### DATASET EXCERPT:
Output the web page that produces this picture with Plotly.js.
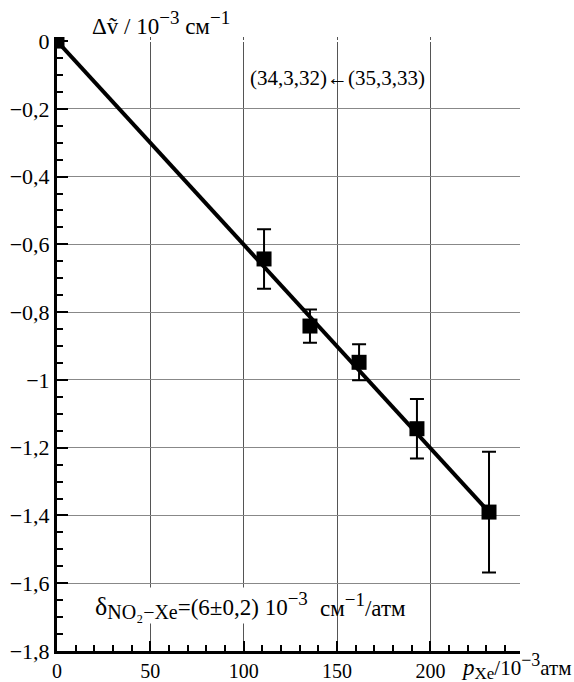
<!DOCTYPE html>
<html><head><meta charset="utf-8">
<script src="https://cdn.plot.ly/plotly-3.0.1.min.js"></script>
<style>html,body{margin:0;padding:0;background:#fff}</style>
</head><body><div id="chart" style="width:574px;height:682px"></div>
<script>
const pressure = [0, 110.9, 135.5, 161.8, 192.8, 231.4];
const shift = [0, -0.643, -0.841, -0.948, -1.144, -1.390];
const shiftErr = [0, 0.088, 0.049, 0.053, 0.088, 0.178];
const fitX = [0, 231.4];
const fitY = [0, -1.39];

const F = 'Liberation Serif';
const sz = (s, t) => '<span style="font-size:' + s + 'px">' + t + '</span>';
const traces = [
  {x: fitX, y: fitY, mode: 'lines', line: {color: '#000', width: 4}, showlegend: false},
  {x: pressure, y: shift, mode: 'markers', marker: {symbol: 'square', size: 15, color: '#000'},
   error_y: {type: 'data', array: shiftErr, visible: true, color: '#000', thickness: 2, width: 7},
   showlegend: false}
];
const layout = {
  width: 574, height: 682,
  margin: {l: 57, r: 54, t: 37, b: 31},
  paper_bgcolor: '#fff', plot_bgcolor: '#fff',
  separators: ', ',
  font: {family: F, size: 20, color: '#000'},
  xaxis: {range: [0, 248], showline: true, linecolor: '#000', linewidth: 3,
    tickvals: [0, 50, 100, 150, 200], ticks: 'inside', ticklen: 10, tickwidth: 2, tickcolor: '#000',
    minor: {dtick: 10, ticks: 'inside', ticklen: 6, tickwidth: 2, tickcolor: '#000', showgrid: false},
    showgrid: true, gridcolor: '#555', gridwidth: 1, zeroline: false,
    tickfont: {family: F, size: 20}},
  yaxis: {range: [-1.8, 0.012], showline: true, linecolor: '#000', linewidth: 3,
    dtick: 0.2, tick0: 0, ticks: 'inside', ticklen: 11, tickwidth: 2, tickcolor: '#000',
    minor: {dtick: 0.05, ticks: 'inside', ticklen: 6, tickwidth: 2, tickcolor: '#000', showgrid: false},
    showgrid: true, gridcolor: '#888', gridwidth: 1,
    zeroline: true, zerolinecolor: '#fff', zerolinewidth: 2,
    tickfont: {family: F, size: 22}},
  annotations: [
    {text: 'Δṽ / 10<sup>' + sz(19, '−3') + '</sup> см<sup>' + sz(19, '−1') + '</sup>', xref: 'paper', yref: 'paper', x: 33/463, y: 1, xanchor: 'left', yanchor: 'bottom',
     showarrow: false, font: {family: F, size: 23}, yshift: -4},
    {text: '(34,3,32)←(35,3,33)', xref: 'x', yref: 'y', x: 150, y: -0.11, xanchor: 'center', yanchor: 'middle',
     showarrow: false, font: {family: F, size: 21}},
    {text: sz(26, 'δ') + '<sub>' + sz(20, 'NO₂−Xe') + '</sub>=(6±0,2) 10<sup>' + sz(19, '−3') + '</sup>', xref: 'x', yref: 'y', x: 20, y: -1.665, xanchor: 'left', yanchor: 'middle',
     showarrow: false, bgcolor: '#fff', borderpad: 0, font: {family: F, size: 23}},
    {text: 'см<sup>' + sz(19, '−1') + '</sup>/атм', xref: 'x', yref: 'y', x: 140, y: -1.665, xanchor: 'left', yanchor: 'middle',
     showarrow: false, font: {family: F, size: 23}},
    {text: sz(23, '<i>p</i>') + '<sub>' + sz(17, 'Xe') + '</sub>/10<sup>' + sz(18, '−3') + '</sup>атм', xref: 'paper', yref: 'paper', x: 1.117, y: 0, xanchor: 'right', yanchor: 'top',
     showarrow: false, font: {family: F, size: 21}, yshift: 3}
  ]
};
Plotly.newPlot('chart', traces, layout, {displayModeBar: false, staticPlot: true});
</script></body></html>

### SHORT TASK:
Return exactly what appears from the opening line of the material through the line with "const fitY = [0, -1.39];", apart from the pictures.

### TASK OUTPUT:
Output the web page that produces this picture with Plotly.js.
<!DOCTYPE html>
<html><head><meta charset="utf-8">
<script src="https://cdn.plot.ly/plotly-3.0.1.min.js"></script>
<style>html,body{margin:0;padding:0;background:#fff}</style>
</head><body><div id="chart" style="width:574px;height:682px"></div>
<script>
const pressure = [0, 110.9, 135.5, 161.8, 192.8, 231.4];
const shift = [0, -0.643, -0.841, -0.948, -1.144, -1.390];
const shiftErr = [0, 0.088, 0.049, 0.053, 0.088, 0.178];
const fitX = [0, 231.4];
const fitY = [0, -1.39];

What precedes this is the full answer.